Yep, we all have problems. And this reminded me of the tube ride I had taken earlier on this night, somewhere between Camden and Warren Street. Twenty or so people boarded an innocuous train in Camden People’s Theatre, after being invited on by a small group of choreographed commuters. I’ve been on this train before, I thought, twice perhaps. The first trip etched a mere scratch in the theatrical landscape compared to the cavern carved out by this journey. It was confusing and disorientating, ad libbed and full of primal urges. The second trip had all the urges, now under a small amount of control and slipped in between poetic moments of reflection. This third trip has moved on again, and become a more mature accomplishment. It’s as if we’ve gone from tram, to tube, to steam engine, on the quality scale.
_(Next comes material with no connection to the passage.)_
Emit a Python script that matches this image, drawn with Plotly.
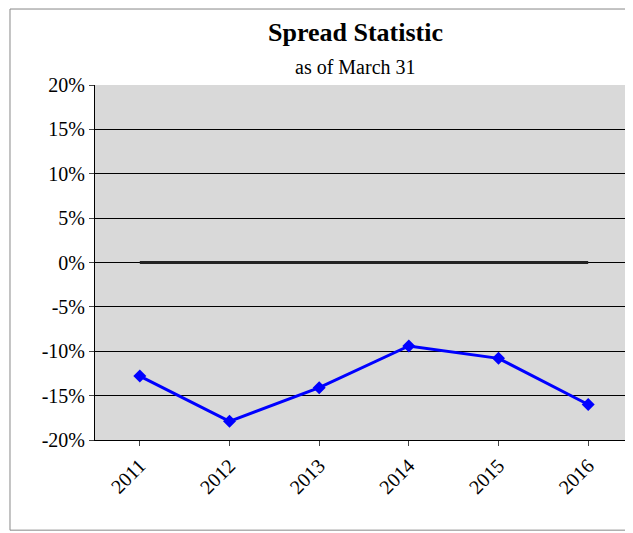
import plotly.graph_objects as go

years = ["2011", "2012", "2013", "2014", "2015", "2016"]
spread = [-0.128, -0.179, -0.141, -0.094, -0.108, -0.160]
zero_line = [0, 0, 0, 0, 0, 0]
tick_vals = [0.20, 0.15, 0.10, 0.05, 0, -0.05, -0.10, -0.15, -0.20]
tick_text = ["20%", "15%", "10%", "5%", "0%", "-5%", "-10%", "-15%", "-20%"]

fig = go.Figure()
fig.add_trace(go.Scatter(x=years, y=zero_line, mode="lines",
                         line=dict(color="#222222", width=3), showlegend=False))
fig.add_trace(go.Scatter(x=years, y=spread, mode="lines+markers",
                         line=dict(color="#0000ff", width=3),
                         marker=dict(symbol="diamond", size=10, color="#0000ff"),
                         showlegend=False))

fig.update_layout(
    width=625, height=525,
    margin=dict(l=87, r=0, t=77, b=93),
    paper_bgcolor="white", plot_bgcolor="#d9d9d9",
    font=dict(family="Liberation Serif", size=20, color="black"),
    xaxis=dict(type="category", tickangle=-45, showgrid=False, range=[-0.5, 5.5],
               showline=True, linecolor="black", ticks="outside", automargin=False,
               tickfont=dict(size=20)),
    yaxis=dict(range=[-0.2, 0.2], tickvals=tick_vals, ticktext=tick_text,
               showgrid=True, gridcolor="black", gridwidth=1, automargin=False,
               showline=True, linecolor="black", ticks="outside",
               zeroline=False, tickfont=dict(size=20)),
    annotations=[
        dict(text="<b>Spread Statistic</b>", xref="paper", yref="paper",
             x=0.485, y=1.0, yshift=53, showarrow=False,
             font=dict(size=26), xanchor="center", yanchor="middle"),
        dict(text="as of March 31", xref="paper", yref="paper",
             x=0.485, y=1.0, yshift=18, showarrow=False,
             font=dict(size=20), xanchor="center", yanchor="middle"),
    ],
    shapes=[dict(type="rect", xref="paper", yref="paper",
                 x0=-0.158, x1=0.994, y0=-0.254, y1=1.214,
                 line=dict(color="#888888", width=1))],
)

fig.write_html("out.html")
We sit anonymously on the train and the same old eyes wander and glaze over, as is customary on public transport. But into this banality erupts self-doubt, self-conscious sexual urges, rejection, domination, paranoia, exclusion, and liberation. Innocent passengers might find themselves victims of these outbursts; the rest watch on with a mix of amusement and anticipation. The resident busker/minstrel picks on the unfortunate characters until he gets whipped up in the story himself.


Now it’s grown up, Box Junction needs to be taken a bit more seriously. It might need to package its polemic slightly differently, more subtly perhaps, or more succinctly, to avoid implicating the unfortunate commuters of this world who have no control over the fragile and pathetic situation that has been bestowed upon them. And what about the fact that the creatures you come across on the tube are far more feral than anything dramatised in theatre? Immersion in reality is where the real confusion starts. Box Junction makes you think, though, about these places that are so banal so as to ordinarily escape our attention, but which seem to epitomise our condition and somehow expose a brutal truth about us. At which point are we most real I wonder: around the dinner table with our family, or squeezed into a tunnelling worm under the city, pressed into an armpit?